Well, it turns out that for a long time no one knew when Christ was born. It wasn’t even until around 500 C.E. that December 25th became popularized as the birth date of Jesus. The earliest record of a celebration of Christ’s birth actually occurs in Egypt around 200 C.E. when Clement of Alexandria wrote about a group of Egyptian Christians celebrating the birth of their Lord on May 20th (which is actually closer to our Australian astronomer’s date).

In different parts of the Christian world between roughly 400 C.E. and 600 C.E., Christian rulers started to decree that Christ’s birth should be celebrated symbolically by tacking it onto the end of another holiday called Epiphany on January 6th (though that holiday focuses on the baptism of Christ, not his actual birth). Not long after that, Christians started to spread like wildfire through the land, and quite a few heads of state started to become Christian. It was at this point in history that the early Catholic Church decided to use its political power to get rid of so-called “pagan” religions by absorbing their peoples and their holidays into the Christian faith when they were conquered and “converted.”


Please note: not an authentic Germanic pagan festival tree.

You see, Germanic pagans used to celebrate this thing they called Dies Natalis Solis Invicti (meaning “the birthday of the unconquered Sun”) roughly around the solstice (which they celebrated on the 25th of December). The customs of their celebration — which had been going on traditionally since the late third century — included many traditions we would recognize today long before Christianity ever got its hands on the holiday: the baked ham, the “yule” goat (where else do you think we got that weird ass word “yule”?), stuffing stockings full of trinkets, and the decorating of trees in the center of the village with candles to imitate the image of stars twinkling in the heavens (after all, “the birthday of the unconquered Sun” was a celestial holiday originally).
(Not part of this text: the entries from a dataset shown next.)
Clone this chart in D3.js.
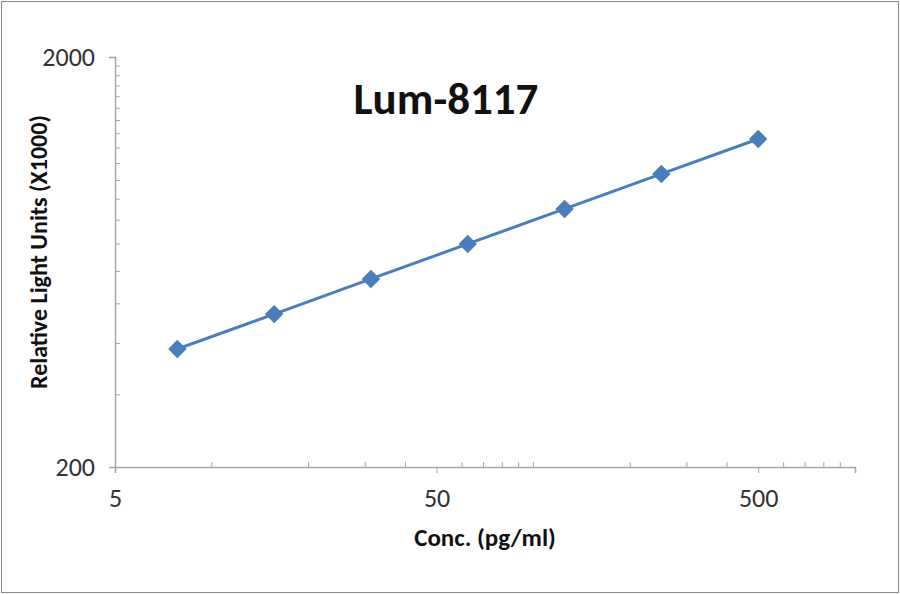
<!DOCTYPE html>
<html><head><meta charset="utf-8">
<script src="https://cdn.jsdelivr.net/npm/d3@7"></script>
<style>body{margin:0;background:#fff}text{font-family:Calibri,Carlito,"Open Sans",sans-serif}</style>
</head><body>
<svg width="900" height="594"></svg>
<script>
//Chart data
const conc = [7.8125, 15.625, 31.25, 62.5, 125, 250, 500];
const rlu = [388, 472, 575, 700, 852, 1037, 1262];
const xTicks = [5, 50, 500];
const yTicks = [200, 2000];

const svg = d3.select("svg");

//Outer border
svg.append("rect").attr("x", 1.5).attr("y", 1.5).attr("width", 897).attr("height", 591)
    .attr("fill", "none").attr("stroke", "#888");

const x = d3.scaleLog().domain([5, 1000]).range([115, 855]);
const y = d3.scaleLog().domain([200, 2000]).range([467, 57]);

const axisColor = "#a6a6a6";

//Minor ticks
const xMinor = [];
[10, 100].forEach(b => [1,2,3,4,6,7,8,9].forEach(m => { const v = b * m; if (v < 1000 && v !== 500 && v !== 50) xMinor.push(v); }));
const yMinor = [];
[3,4,5,6,7,8,9,10,11,12,13,14,15,16,17,18,19].forEach(m => yMinor.push(m * 100));

const xAxis = svg.append("g").attr("transform", `translate(0,${y(200)})`)
    .call(d3.axisBottom(x).tickValues(xTicks).tickFormat(d3.format("d")).tickSize(6).tickPadding(16));
const yAxis = svg.append("g").attr("transform", `translate(${x(5)},0)`)
    .call(d3.axisLeft(y).tickValues(yTicks).tickFormat(d3.format("d")).tickSize(6).tickPadding(14));
[xAxis, yAxis].forEach(a => {
    a.select(".domain").attr("stroke", axisColor).attr("stroke-width", 1.5);
    a.selectAll(".tick line").attr("stroke", axisColor);
    a.selectAll(".tick text").attr("font-size", "26px").attr("fill", "#333");
});

svg.append("g").selectAll("line").data(xMinor).enter().append("line")
    .attr("x1", d => x(d)).attr("x2", d => x(d)).attr("y1", y(200)).attr("y2", y(200) - 5)
    .attr("stroke", axisColor);
svg.append("g").selectAll("line").data(yMinor).enter().append("line")
    .attr("x1", x(5)).attr("x2", x(5) + 5).attr("y1", d => y(d)).attr("y2", d => y(d))
    .attr("stroke", axisColor);

//Line and markers
const pts = conc.map((c, i) => [x(c), y(rlu[i])]);
svg.append("path").attr("d", d3.line()(pts)).attr("fill", "none")
    .attr("stroke", "#4a7ebb").attr("stroke-width", 3);
svg.selectAll(".pt").data(pts).enter().append("path")
    .attr("transform", d => `translate(${d[0]},${d[1]}) rotate(45)`)
    .attr("d", d3.symbol().type(d3.symbolSquare).size(170))
    .attr("fill", "#4a7ebb");

//Titles
svg.append("text").attr("x", 446).attr("y", 114).attr("text-anchor", "middle")
    .attr("font-size", "45px").attr("font-weight", "bold").attr("fill", "#111").text("Lum-8117");
svg.append("text").attr("x", 485).attr("y", 546).attr("text-anchor", "middle")
    .attr("font-size", "25px").attr("font-weight", "bold").attr("fill", "#111").text("Conc. (pg/ml)");
svg.append("text").attr("transform", "translate(47,252) rotate(-90)").attr("text-anchor", "middle")
    .attr("font-size", "24px").attr("font-weight", "bold").attr("fill", "#111").text("Relative Light Units (X1000)");
</script>
</body></html>
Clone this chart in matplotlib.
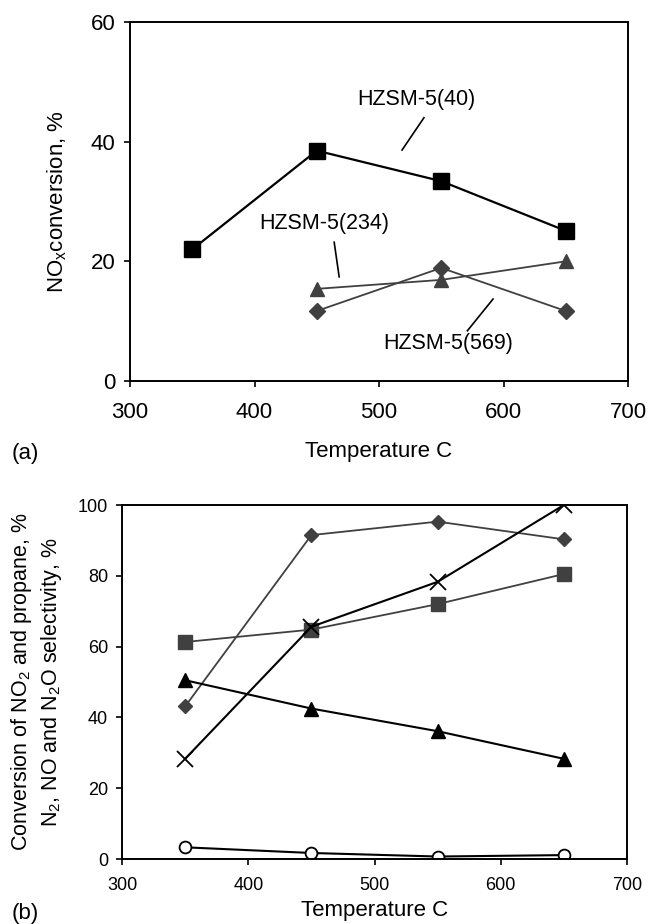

When Germanic pagans got their asses kicked by Rome and its Church, Catholics decided it was time to make the date official, and they started declaring publicly that crazy new “Biblical research” placed Jesus’ birthday on the 25th of December and we should all start celebrating it formally on that day. History is written by the victors, as they say…


What? Did you think ancient Romans gave each other pieces of shit like this with a greeting card attached?

Alright, I guess I’ve shattered the fragile little mental world of enough Christians for one day. It’s time for me to clean up the tree, get a shower, and wrap some more of this cheap shit I bought for my family. Maybe I should think about sprinkling some powdered milk inside this sweater I got for my uncle (seriously, best prank ever; look it up).

Hope you enjoyed this special Christmas edition of The New Apocalypse. Just wait for the special Valentine’s Day edition where I write all about how virgins used to be paraded around ancient Roman towns so single men could fling bloody animal innards at them to bless them for fertility rites during the festival of Lupercalia on February 14th… until Christianity came along to save the day and rewrite history of course. Coincidence? You decide, dear Constant Reader.

But seriously… happy fucking holidays, everybody. I’ll be seeing you in 2009.